* _THE TASK_:
Please transcribe the data that follows without the pictures, keeping every word the same.

* _RECORDED DATA_:
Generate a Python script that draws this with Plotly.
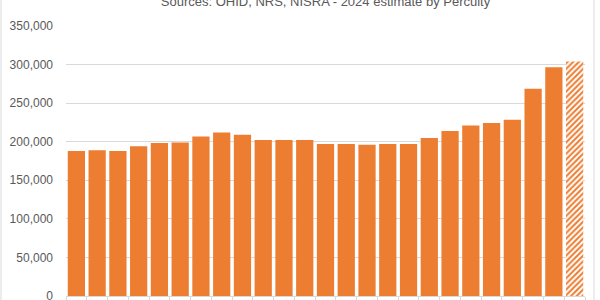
import plotly.graph_objects as go

years = [str(y) for y in range(2000, 2025)]
values = [188000, 188800, 188000, 194000, 198300, 199100, 206900, 212100, 209000,
          202100, 202100, 202100, 197000, 197000, 196100, 197000, 197000, 204700,
          213800, 221100, 224100, 228400, 268600, 296500, 304000]
is_estimate = [False] * 24 + [True]

ORANGE = "#ED7D31"
GRID = "#D9D9D9"
TEXT = "#595959"

fig = go.Figure()
fig.add_trace(go.Bar(
    x=years,
    y=values,
    marker=dict(
        color=ORANGE,
        line=dict(width=0),
        pattern=dict(
            shape=["/" if e else "" for e in is_estimate],
            fgcolor=ORANGE,
            bgcolor="white",
            fillmode="replace",
            size=4,
            solidity=0.5,
        ),
    ),
    hoverinfo="x+y",
))

W, H = 600, 300
ml, mr, mt, mb = 66, 15, 26, 4
pw = W - ml - mr

fig.update_layout(
    width=W, height=H,
    margin=dict(l=ml, r=mr, t=mt, b=mb),
    paper_bgcolor="white",
    plot_bgcolor="white",
    bargap=0.17,
    showlegend=False,
    font=dict(family="Liberation Sans, Arial, sans-serif", color=TEXT, size=12),
    title=dict(
        text="Sources: OHID, NRS, NISRA - 2024 estimate by Percuity",
        x=0.5, xanchor="center", xref="paper",
        y=0.995, yanchor="middle", yref="container",
        font=dict(size=13, color=TEXT),
    ),
    xaxis=dict(
        type="category",
        automargin=False,
        showticklabels=False,
        showgrid=False,
        showline=True,
        linecolor=GRID,
        linewidth=1,
        ticks="outside",
        ticklen=4,
        tickcolor=GRID,
        tickson="boundaries",
    ),
    yaxis=dict(
        automargin=False,
        range=[0, 350000],
        tickvals=[0, 50000, 100000, 150000, 200000, 250000, 300000, 350000],
        ticktext=["0", "50,000", "100,000", "150,000", "200,000", "250,000", "300,000", "350,000"],
        showgrid=True,
        gridcolor=GRID,
        gridwidth=1,
        zeroline=False,
        ticks="",
        ticklabelstandoff=12,
        ticklabeloverflow="allow",
        tickfont=dict(size=12, color=TEXT),
    ),
    shapes=[
        dict(type="line", xref="paper", yref="paper",
             x0=(1 - ml) / pw, x1=(1 - ml) / pw,
             y0=-mb / (H - mt - mb), y1=(H - mb) / (H - mt - mb),
             line=dict(color=GRID, width=1)),
        dict(type="line", xref="paper", yref="paper",
             x0=(594 - ml) / pw, x1=(594 - ml) / pw,
             y0=-mb / (H - mt - mb), y1=(H - mb) / (H - mt - mb),
             line=dict(color=GRID, width=1)),
    ],
)

fig.write_html("out.html")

* _EXPECTED OUTPUT_:
Generate a Python script that draws this with Plotly.
import plotly.graph_objects as go

years = [str(y) for y in range(2000, 2025)]
values = [188000, 188800, 188000, 194000, 198300, 199100, 206900, 212100, 209000,
          202100, 202100, 202100, 197000, 197000, 196100, 197000, 197000, 204700,
          213800, 221100, 224100, 228400, 268600, 296500, 304000]
is_estimate = [False] * 24 + [True]

ORANGE = "#ED7D31"
GRID = "#D9D9D9"
TEXT = "#595959"

fig = go.Figure()
fig.add_trace(go.Bar(
    x=years,
    y=values,
    marker=dict(
        color=ORANGE,
        line=dict(width=0),
        pattern=dict(
            shape=["/" if e else "" for e in is_estimate],
            fgcolor=ORANGE,
            bgcolor="white",
            fillmode="replace",
            size=4,
            solidity=0.5,
        ),
    ),
    hoverinfo="x+y",
))

W, H = 600, 300
ml, mr, mt, mb = 66, 15, 26, 4
pw = W - ml - mr

fig.update_layout(
    width=W, height=H,
    margin=dict(l=ml, r=mr, t=mt, b=mb),
    paper_bgcolor="white",
    plot_bgcolor="white",
    bargap=0.17,
    showlegend=False,
    font=dict(family="Liberation Sans, Arial, sans-serif", color=TEXT, size=12),
    title=dict(
        text="Sources: OHID, NRS, NISRA - 2024 estimate by Percuity",
        x=0.5, xanchor="center", xref="paper",
        y=0.995, yanchor="middle", yref="container",
        font=dict(size=13, color=TEXT),
    ),
    xaxis=dict(
        type="category",
        automargin=False,
        showticklabels=False,
        showgrid=False,
        showline=True,
        linecolor=GRID,
        linewidth=1,
        ticks="outside",
        ticklen=4,
        tickcolor=GRID,
        tickson="boundaries",
    ),
    yaxis=dict(
        automargin=False,
        range=[0, 350000],
        tickvals=[0, 50000, 100000, 150000, 200000, 250000, 300000, 350000],
        ticktext=["0", "50,000", "100,000", "150,000", "200,000", "250,000", "300,000", "350,000"],
        showgrid=True,
        gridcolor=GRID,
        gridwidth=1,
        zeroline=False,
        ticks="",
        ticklabelstandoff=12,
        ticklabeloverflow="allow",
        tickfont=dict(size=12, color=TEXT),
    ),
    shapes=[
        dict(type="line", xref="paper", yref="paper",
             x0=(1 - ml) / pw, x1=(1 - ml) / pw,
             y0=-mb / (H - mt - mb), y1=(H - mb) / (H - mt - mb),
             line=dict(color=GRID, width=1)),
        dict(type="line", xref="paper", yref="paper",
             x0=(594 - ml) / pw, x1=(594 - ml) / pw,
             y0=-mb / (H - mt - mb), y1=(H - mb) / (H - mt - mb),
             line=dict(color=GRID, width=1)),
    ],
)

fig.write_html("out.html")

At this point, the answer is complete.